** start of Data lines **

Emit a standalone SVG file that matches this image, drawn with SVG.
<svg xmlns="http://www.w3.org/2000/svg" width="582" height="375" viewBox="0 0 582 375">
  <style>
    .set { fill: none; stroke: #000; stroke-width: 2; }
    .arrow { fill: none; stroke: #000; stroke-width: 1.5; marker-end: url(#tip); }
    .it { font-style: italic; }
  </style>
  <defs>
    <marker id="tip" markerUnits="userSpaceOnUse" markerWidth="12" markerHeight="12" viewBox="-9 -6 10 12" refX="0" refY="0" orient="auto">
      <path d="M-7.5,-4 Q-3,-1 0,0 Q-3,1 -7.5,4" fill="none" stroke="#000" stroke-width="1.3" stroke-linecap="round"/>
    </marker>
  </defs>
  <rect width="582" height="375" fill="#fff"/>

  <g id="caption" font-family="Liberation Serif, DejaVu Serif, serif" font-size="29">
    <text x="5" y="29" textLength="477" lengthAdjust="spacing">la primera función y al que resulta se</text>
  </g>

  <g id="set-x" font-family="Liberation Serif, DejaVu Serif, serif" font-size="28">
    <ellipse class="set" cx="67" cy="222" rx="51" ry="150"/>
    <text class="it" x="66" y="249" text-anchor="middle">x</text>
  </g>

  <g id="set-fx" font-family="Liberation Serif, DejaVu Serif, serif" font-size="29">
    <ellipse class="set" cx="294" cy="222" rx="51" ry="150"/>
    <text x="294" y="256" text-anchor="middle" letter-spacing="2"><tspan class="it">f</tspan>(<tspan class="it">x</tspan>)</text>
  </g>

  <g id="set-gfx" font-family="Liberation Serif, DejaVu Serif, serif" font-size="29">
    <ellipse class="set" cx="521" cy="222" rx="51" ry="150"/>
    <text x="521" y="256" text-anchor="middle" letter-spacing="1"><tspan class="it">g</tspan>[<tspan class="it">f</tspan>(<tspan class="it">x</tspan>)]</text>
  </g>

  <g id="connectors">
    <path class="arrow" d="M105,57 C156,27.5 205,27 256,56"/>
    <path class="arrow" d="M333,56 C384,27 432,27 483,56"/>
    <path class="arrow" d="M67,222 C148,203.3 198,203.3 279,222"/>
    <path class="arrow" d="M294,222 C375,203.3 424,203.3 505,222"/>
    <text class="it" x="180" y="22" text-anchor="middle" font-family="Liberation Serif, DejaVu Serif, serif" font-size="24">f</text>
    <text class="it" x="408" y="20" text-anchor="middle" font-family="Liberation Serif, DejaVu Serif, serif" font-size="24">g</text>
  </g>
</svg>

** end of Data lines **
** start of Data lines **

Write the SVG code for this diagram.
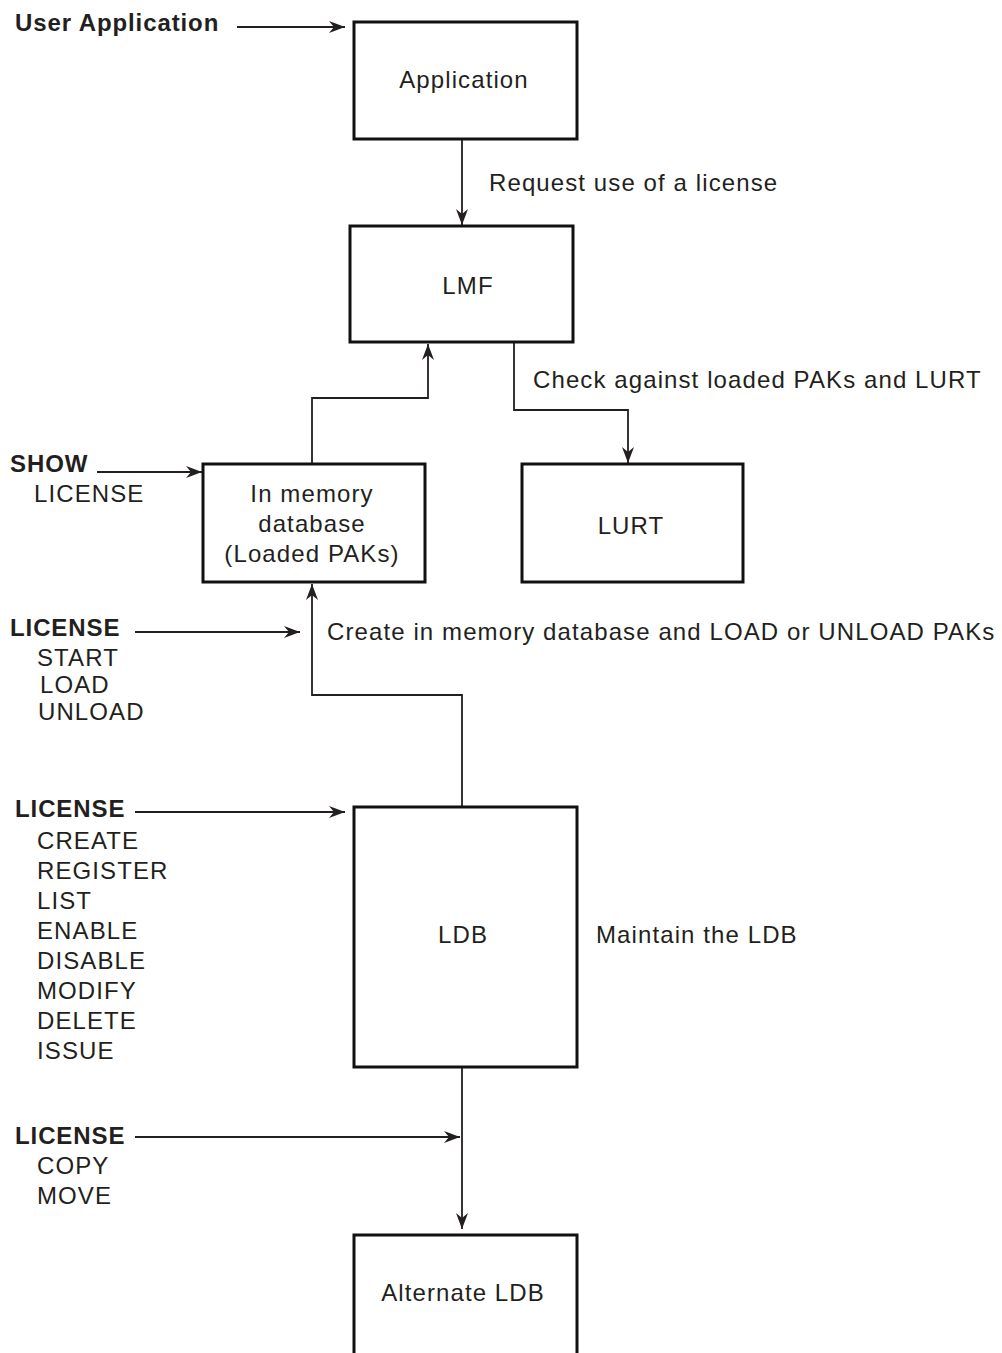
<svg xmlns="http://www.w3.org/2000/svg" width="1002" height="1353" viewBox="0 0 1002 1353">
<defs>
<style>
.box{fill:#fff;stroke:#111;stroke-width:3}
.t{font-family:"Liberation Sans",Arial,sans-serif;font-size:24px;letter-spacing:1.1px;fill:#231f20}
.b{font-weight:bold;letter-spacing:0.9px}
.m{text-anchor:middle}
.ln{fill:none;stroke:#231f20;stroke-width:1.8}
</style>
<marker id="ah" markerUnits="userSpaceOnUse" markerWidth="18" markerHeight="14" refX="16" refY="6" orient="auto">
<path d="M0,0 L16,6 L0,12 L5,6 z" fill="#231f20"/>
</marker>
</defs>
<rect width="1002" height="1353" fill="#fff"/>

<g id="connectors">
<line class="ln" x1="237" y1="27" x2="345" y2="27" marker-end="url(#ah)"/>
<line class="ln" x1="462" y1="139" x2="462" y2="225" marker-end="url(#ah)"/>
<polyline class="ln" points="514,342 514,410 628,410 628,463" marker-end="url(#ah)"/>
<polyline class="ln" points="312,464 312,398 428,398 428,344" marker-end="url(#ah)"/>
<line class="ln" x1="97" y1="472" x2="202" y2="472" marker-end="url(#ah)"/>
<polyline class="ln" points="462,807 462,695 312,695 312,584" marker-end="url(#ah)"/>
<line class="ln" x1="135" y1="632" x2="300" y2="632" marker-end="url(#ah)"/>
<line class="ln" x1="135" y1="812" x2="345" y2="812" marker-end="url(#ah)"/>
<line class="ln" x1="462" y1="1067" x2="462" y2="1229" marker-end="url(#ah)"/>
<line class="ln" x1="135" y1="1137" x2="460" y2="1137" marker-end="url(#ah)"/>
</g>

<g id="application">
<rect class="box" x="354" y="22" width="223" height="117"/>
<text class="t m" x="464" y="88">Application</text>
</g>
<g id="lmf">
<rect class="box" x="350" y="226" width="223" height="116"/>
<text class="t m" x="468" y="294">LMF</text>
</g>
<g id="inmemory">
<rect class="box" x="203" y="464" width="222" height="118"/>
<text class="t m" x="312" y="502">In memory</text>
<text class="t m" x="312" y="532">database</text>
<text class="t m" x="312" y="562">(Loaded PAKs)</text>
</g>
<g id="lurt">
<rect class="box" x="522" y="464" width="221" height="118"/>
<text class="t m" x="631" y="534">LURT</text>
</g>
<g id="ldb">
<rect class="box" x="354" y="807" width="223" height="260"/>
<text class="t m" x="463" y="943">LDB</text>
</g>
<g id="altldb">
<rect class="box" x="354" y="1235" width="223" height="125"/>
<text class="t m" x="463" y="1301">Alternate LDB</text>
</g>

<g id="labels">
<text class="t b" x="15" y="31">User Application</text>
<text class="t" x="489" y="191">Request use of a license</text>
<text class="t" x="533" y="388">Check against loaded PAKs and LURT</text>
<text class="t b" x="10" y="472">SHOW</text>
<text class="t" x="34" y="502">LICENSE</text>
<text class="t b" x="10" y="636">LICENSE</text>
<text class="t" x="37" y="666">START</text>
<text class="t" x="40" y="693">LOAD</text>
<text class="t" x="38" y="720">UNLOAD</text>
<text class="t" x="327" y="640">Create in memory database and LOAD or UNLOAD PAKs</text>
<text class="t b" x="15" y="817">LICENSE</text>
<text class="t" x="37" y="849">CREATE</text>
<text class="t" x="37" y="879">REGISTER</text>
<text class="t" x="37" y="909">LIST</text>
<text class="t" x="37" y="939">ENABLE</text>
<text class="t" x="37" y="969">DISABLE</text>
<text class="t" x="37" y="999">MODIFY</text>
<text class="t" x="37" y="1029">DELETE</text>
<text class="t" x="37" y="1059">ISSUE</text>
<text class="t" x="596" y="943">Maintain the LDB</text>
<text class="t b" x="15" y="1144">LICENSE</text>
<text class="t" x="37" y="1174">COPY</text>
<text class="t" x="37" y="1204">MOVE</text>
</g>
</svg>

** end of Data lines **
** start of Data lines **

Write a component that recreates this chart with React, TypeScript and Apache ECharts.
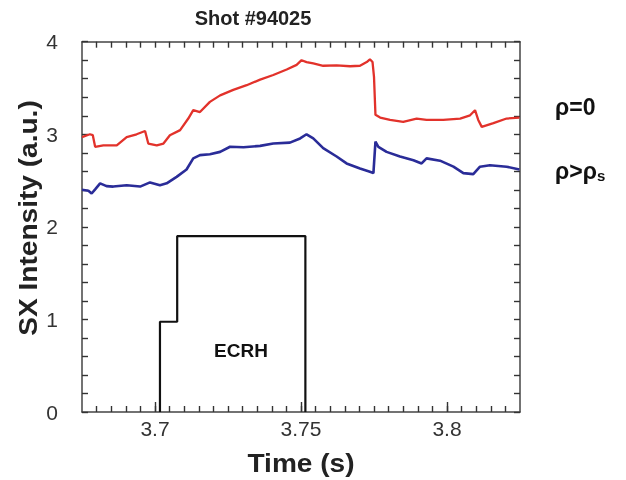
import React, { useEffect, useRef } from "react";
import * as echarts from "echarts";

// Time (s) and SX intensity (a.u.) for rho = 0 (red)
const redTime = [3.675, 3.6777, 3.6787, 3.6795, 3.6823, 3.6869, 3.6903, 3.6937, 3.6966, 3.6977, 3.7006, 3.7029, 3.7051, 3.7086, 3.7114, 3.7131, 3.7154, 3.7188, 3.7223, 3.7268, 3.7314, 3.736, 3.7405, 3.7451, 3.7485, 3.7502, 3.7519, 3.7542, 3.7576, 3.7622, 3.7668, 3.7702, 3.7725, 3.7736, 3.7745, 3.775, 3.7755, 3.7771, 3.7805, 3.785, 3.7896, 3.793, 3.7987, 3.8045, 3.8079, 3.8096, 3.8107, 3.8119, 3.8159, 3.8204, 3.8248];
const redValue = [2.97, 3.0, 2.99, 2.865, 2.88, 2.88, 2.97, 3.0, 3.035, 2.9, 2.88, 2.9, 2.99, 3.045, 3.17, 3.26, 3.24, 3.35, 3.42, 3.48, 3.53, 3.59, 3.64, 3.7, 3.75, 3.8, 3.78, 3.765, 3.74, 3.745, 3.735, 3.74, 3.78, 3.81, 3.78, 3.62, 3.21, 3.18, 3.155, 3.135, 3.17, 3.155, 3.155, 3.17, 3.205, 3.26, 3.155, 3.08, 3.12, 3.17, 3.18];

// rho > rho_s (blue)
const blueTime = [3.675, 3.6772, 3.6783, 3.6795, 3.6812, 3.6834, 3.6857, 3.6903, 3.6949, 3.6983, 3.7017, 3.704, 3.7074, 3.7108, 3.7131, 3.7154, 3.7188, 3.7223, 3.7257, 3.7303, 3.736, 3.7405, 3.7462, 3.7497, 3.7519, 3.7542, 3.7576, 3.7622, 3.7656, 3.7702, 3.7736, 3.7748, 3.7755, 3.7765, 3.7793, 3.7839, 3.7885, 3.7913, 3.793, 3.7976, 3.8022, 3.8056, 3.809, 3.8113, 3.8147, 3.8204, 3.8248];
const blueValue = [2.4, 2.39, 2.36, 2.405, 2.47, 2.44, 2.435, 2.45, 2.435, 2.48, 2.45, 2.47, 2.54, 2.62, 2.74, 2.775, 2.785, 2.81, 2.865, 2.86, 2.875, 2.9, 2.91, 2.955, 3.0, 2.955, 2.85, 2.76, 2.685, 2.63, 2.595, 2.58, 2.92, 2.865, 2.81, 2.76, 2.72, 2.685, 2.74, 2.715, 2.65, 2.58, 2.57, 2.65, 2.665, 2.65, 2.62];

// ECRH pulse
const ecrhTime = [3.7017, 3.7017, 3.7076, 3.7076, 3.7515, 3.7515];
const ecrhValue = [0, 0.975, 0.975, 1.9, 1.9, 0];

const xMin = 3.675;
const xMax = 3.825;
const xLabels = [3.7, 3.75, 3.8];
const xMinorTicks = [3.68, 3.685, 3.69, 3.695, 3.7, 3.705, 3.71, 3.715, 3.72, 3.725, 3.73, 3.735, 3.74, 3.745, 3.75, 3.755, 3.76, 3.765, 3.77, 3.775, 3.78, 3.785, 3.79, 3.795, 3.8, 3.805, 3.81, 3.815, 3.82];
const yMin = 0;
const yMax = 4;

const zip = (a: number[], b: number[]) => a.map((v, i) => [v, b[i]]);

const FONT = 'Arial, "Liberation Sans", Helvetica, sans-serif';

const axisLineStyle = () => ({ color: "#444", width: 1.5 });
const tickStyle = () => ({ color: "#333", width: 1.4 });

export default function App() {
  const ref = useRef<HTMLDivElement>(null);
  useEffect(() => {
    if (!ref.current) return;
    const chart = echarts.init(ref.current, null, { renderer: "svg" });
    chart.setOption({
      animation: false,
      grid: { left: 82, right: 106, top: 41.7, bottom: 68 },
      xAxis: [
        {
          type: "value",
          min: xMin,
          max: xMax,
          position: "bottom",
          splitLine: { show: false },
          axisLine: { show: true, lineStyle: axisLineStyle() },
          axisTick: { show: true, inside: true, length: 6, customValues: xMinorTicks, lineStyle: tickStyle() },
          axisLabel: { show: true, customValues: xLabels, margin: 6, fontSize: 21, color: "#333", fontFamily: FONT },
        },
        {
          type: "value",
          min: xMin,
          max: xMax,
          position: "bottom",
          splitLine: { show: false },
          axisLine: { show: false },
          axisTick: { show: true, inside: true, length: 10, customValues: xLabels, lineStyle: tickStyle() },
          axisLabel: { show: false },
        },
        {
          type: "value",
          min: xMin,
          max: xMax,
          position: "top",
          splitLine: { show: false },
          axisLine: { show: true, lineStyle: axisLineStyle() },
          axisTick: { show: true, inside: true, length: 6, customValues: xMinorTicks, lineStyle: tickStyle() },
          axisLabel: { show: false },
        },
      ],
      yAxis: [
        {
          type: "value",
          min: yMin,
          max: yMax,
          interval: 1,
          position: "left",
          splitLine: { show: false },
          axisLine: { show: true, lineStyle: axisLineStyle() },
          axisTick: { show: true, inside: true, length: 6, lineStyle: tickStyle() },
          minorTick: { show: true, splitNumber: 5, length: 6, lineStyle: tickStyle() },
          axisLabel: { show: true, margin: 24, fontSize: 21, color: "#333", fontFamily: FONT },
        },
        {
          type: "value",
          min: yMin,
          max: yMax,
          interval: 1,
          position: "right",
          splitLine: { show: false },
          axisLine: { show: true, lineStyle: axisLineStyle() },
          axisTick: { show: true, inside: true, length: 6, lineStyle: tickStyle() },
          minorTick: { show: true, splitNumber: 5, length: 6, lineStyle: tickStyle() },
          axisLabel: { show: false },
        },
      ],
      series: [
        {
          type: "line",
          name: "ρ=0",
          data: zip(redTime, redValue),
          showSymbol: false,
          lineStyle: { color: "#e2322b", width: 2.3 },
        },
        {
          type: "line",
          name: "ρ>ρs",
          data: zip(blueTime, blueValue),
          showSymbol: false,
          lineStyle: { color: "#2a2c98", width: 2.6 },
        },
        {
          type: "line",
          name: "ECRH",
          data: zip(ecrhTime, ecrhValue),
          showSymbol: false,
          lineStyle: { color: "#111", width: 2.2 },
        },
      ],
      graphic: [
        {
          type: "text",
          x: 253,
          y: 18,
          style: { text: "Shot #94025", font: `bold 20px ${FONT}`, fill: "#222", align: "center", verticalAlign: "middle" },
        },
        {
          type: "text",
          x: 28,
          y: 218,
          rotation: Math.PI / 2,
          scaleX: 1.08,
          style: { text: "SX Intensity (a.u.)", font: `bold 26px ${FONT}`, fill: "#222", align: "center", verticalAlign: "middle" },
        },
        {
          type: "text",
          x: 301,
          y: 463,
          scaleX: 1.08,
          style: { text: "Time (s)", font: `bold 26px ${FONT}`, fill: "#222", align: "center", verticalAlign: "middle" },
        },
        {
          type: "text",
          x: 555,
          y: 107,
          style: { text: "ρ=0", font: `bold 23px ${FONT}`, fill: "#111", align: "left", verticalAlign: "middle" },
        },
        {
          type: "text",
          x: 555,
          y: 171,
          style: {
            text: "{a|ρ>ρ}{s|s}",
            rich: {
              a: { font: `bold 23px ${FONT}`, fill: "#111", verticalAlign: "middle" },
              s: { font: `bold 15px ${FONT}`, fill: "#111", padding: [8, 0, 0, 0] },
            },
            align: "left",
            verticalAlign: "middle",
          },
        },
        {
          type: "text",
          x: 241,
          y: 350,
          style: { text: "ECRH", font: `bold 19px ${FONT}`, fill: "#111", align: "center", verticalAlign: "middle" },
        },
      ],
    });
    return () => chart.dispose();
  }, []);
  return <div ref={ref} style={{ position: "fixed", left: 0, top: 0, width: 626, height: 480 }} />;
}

** end of Data lines **

Work to be completed
Repeat exactly the stretch of lines that opens with the line containing "Write a component" and closes with the line containing "import * as". Leave the pictures out, and add nothing.

Correct response
Write a component that recreates this chart with React, TypeScript and Apache ECharts.
import React, { useEffect, useRef } from "react";
import * as echarts from "echarts";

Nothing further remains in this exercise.